◆ Aim of the task ◆
Transcribe each line of the material as it is, and drop any picture.

◆ Source material ◆

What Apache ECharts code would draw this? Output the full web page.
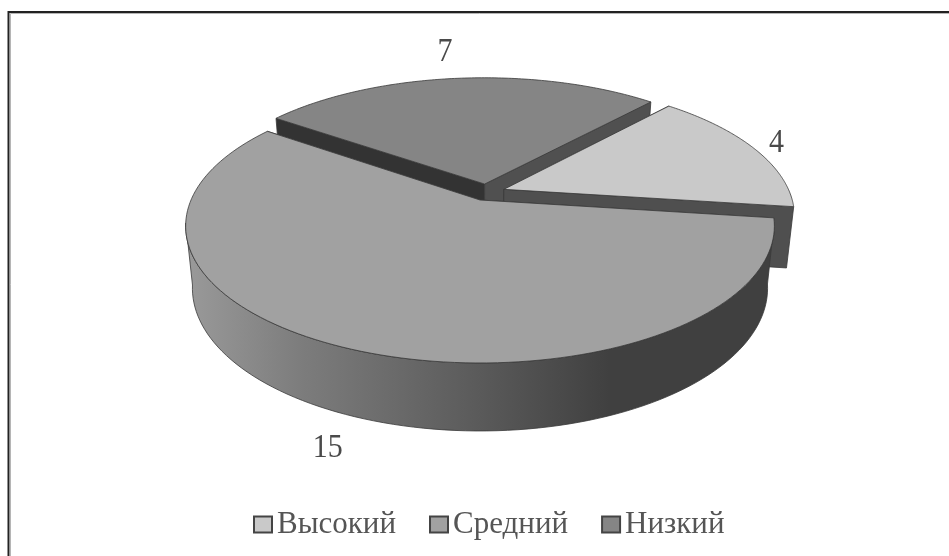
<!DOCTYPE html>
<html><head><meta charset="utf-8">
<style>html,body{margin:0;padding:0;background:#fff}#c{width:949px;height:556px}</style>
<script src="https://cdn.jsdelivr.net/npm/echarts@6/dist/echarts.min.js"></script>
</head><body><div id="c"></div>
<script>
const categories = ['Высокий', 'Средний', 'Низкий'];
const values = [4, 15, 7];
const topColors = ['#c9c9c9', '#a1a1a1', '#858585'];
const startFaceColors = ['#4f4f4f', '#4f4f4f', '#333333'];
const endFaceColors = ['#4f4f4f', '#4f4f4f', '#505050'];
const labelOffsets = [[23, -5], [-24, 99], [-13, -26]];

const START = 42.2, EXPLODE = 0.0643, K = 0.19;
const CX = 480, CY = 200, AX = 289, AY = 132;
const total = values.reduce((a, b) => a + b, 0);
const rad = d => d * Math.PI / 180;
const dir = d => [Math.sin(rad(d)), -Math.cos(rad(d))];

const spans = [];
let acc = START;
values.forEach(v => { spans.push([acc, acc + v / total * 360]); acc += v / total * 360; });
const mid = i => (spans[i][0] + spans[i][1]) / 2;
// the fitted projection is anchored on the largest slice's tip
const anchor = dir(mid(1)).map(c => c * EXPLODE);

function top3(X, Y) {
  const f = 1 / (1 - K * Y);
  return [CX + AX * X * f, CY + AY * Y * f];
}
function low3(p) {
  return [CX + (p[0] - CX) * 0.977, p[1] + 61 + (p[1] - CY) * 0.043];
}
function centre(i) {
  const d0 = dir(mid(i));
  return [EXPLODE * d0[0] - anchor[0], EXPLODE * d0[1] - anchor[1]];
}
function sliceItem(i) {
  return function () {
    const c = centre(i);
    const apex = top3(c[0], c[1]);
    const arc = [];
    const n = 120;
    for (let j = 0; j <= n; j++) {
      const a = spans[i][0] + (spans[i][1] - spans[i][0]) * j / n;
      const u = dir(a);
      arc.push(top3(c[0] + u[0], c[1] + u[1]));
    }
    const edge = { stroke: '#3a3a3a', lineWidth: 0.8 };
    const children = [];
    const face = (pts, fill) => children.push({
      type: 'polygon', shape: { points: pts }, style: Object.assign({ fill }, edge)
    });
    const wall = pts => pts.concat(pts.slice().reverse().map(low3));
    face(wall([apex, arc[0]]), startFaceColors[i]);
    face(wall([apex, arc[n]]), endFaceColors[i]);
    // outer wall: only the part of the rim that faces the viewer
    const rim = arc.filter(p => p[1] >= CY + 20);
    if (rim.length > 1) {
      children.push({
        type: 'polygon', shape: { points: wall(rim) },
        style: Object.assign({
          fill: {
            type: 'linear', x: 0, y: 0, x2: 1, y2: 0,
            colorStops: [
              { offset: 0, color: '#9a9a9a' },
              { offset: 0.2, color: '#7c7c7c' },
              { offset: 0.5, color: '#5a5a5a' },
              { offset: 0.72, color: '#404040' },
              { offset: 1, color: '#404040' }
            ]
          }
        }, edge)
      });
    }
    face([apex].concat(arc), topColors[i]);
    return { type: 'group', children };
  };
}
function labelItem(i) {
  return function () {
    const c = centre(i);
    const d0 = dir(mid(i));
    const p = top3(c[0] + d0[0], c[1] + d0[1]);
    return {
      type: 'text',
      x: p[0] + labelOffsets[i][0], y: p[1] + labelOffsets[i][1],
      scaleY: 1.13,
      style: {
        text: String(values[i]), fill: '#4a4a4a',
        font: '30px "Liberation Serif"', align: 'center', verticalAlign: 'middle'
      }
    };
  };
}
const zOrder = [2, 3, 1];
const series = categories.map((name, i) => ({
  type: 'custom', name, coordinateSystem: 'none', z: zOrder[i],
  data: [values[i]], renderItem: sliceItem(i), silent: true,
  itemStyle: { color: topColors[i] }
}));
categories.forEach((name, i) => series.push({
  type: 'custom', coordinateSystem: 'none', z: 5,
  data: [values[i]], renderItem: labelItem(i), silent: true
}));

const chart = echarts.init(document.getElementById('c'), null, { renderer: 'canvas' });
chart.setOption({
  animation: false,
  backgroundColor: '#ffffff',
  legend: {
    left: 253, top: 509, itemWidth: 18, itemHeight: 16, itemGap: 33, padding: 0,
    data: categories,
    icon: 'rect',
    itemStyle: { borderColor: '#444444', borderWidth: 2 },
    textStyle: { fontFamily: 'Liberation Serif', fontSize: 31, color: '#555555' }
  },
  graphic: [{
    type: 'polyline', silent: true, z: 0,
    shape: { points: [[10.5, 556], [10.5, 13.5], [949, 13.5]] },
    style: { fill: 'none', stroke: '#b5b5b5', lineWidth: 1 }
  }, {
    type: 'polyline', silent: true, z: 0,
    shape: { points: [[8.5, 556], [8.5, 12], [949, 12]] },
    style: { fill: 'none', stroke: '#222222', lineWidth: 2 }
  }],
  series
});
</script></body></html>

◆ Solution for this task ◆
What Apache ECharts code would draw this? Output the full web page.
<!DOCTYPE html>
<html><head><meta charset="utf-8">
<style>html,body{margin:0;padding:0;background:#fff}#c{width:949px;height:556px}</style>
<script src="https://cdn.jsdelivr.net/npm/echarts@6/dist/echarts.min.js"></script>
</head><body><div id="c"></div>
<script>
const categories = ['Высокий', 'Средний', 'Низкий'];
const values = [4, 15, 7];
const topColors = ['#c9c9c9', '#a1a1a1', '#858585'];
const startFaceColors = ['#4f4f4f', '#4f4f4f', '#333333'];
const endFaceColors = ['#4f4f4f', '#4f4f4f', '#505050'];
const labelOffsets = [[23, -5], [-24, 99], [-13, -26]];

const START = 42.2, EXPLODE = 0.0643, K = 0.19;
const CX = 480, CY = 200, AX = 289, AY = 132;
const total = values.reduce((a, b) => a + b, 0);
const rad = d => d * Math.PI / 180;
const dir = d => [Math.sin(rad(d)), -Math.cos(rad(d))];

const spans = [];
let acc = START;
values.forEach(v => { spans.push([acc, acc + v / total * 360]); acc += v / total * 360; });
const mid = i => (spans[i][0] + spans[i][1]) / 2;
// the fitted projection is anchored on the largest slice's tip
const anchor = dir(mid(1)).map(c => c * EXPLODE);

function top3(X, Y) {
  const f = 1 / (1 - K * Y);
  return [CX + AX * X * f, CY + AY * Y * f];
}
function low3(p) {
  return [CX + (p[0] - CX) * 0.977, p[1] + 61 + (p[1] - CY) * 0.043];
}
function centre(i) {
  const d0 = dir(mid(i));
  return [EXPLODE * d0[0] - anchor[0], EXPLODE * d0[1] - anchor[1]];
}
function sliceItem(i) {
  return function () {
    const c = centre(i);
    const apex = top3(c[0], c[1]);
    const arc = [];
    const n = 120;
    for (let j = 0; j <= n; j++) {
      const a = spans[i][0] + (spans[i][1] - spans[i][0]) * j / n;
      const u = dir(a);
      arc.push(top3(c[0] + u[0], c[1] + u[1]));
    }
    const edge = { stroke: '#3a3a3a', lineWidth: 0.8 };
    const children = [];
    const face = (pts, fill) => children.push({
      type: 'polygon', shape: { points: pts }, style: Object.assign({ fill }, edge)
    });
    const wall = pts => pts.concat(pts.slice().reverse().map(low3));
    face(wall([apex, arc[0]]), startFaceColors[i]);
    face(wall([apex, arc[n]]), endFaceColors[i]);
    // outer wall: only the part of the rim that faces the viewer
    const rim = arc.filter(p => p[1] >= CY + 20);
    if (rim.length > 1) {
      children.push({
        type: 'polygon', shape: { points: wall(rim) },
        style: Object.assign({
          fill: {
            type: 'linear', x: 0, y: 0, x2: 1, y2: 0,
            colorStops: [
              { offset: 0, color: '#9a9a9a' },
              { offset: 0.2, color: '#7c7c7c' },
              { offset: 0.5, color: '#5a5a5a' },
              { offset: 0.72, color: '#404040' },
              { offset: 1, color: '#404040' }
            ]
          }
        }, edge)
      });
    }
    face([apex].concat(arc), topColors[i]);
    return { type: 'group', children };
  };
}
function labelItem(i) {
  return function () {
    const c = centre(i);
    const d0 = dir(mid(i));
    const p = top3(c[0] + d0[0], c[1] + d0[1]);
    return {
      type: 'text',
      x: p[0] + labelOffsets[i][0], y: p[1] + labelOffsets[i][1],
      scaleY: 1.13,
      style: {
        text: String(values[i]), fill: '#4a4a4a',
        font: '30px "Liberation Serif"', align: 'center', verticalAlign: 'middle'
      }
    };
  };
}
const zOrder = [2, 3, 1];
const series = categories.map((name, i) => ({
  type: 'custom', name, coordinateSystem: 'none', z: zOrder[i],
  data: [values[i]], renderItem: sliceItem(i), silent: true,
  itemStyle: { color: topColors[i] }
}));
categories.forEach((name, i) => series.push({
  type: 'custom', coordinateSystem: 'none', z: 5,
  data: [values[i]], renderItem: labelItem(i), silent: true
}));

const chart = echarts.init(document.getElementById('c'), null, { renderer: 'canvas' });
chart.setOption({
  animation: false,
  backgroundColor: '#ffffff',
  legend: {
    left: 253, top: 509, itemWidth: 18, itemHeight: 16, itemGap: 33, padding: 0,
    data: categories,
    icon: 'rect',
    itemStyle: { borderColor: '#444444', borderWidth: 2 },
    textStyle: { fontFamily: 'Liberation Serif', fontSize: 31, color: '#555555' }
  },
  graphic: [{
    type: 'polyline', silent: true, z: 0,
    shape: { points: [[10.5, 556], [10.5, 13.5], [949, 13.5]] },
    style: { fill: 'none', stroke: '#b5b5b5', lineWidth: 1 }
  }, {
    type: 'polyline', silent: true, z: 0,
    shape: { points: [[8.5, 556], [8.5, 12], [949, 12]] },
    style: { fill: 'none', stroke: '#222222', lineWidth: 2 }
  }],
  series
});
</script></body></html>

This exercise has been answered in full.